У нее, жены, матери, такое чувство превосходства над «христовыми невестами» и столько крестьянского покоя, что она и не замечает совершенно того, что ревниво и строго видит старшая монашка: тонкую ниточку молодого любопытства, которая протянулась уже между хозяином и другой монашкой.
«Как он пристально смотрит на меня, мирской человек!» — это мысли молодой.
«— Не бойся: на нашей улице все добро цело будет... чего такая пугливая? — сказал ей парень, и, наверное, сам не знал, хорошо ли начал».
И дальше все так же внутренне оглядывается на самого себя: хорошо ли, так ли?
«— Ничего, хорошо там у вас... весной. Липы красивые... Монашки есть красивые...— и снова затянулся и смотрел в сторону, явно смущаясь, что не умеет сказать поделикатнее».
Побыли, а затем уехали монашки. Хозяева остались. Было? Не было? Что было? — ничего отчетливого. Однако это и есть то самое привычное течение жизни, на котором, с которого могут и волны вздыбиться — да еще какие! Но именно с него, на нем.
Это постоянное течение так глубоко будет ощущать, так неутомимо показывать потом Кузьма Чорный, особенно в ранних рассказах в 20-е годы.
«Стоял, будто спал, гнедой конь, пусто и облачно было на улице, ветер гонял по двору клок болотного сена. И ясно было, что пришла осень, но какая-то непонятная неудовлетворенность жила в душе и среди осенней грусти чего-то смутно хотелось».
Кто это — Кузьма Чорный? Нет, еще Максим Горецкий. Однако уже и Кузьма Чорный — вон как напоминает это чорновский психологизм. Многое, многих из последующих прозаиков «предугадал» своим стилем, своими произведениями Горецкий... [17]
***
Вот еще один рассказ — такой же по настроению, по характеру письма.

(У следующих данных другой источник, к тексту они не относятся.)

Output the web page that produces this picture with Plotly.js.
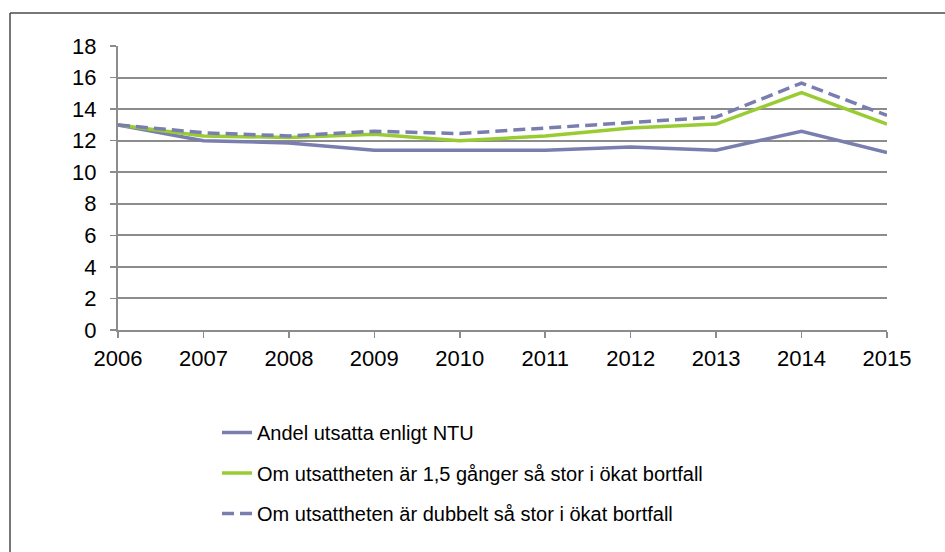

Автор все больше начинает замечать дороги, то, что у дорог,— полевых, лесных. Житейское море, как на берег, выносит что-то и на волнах своих собирает жизнь, оставляя ощущение простора, дали, человеческой, всеобщей...
«В полдень мутного, серого, унылого и коротком дня самой поздней осени по дороге из города два солдат вели ходяку».
Солдаты совсем крестьянскими глазами смотрят вокруг.
«— Вот, волчье мясо, куда из деревни забежала,— сказал передний солдат, увидев одинокую черную свинью, которая рылась в зеленых всходах далеко от хат.
...— Вон бежит девочка сгонять, — добавил второй, который шел позади ходяки, помоложе, мордастый и красный, безусый.— Наших как-то забрали панские лесники, тоже осенью, с жита, пришлось по два рубля за рыло заплатить...»
Не чужие они среди крестьянских полей, здесь, солдаты, которым велено конвоировать «по месту прежнего жительства» немолодого уже «ходяку» (бродягу).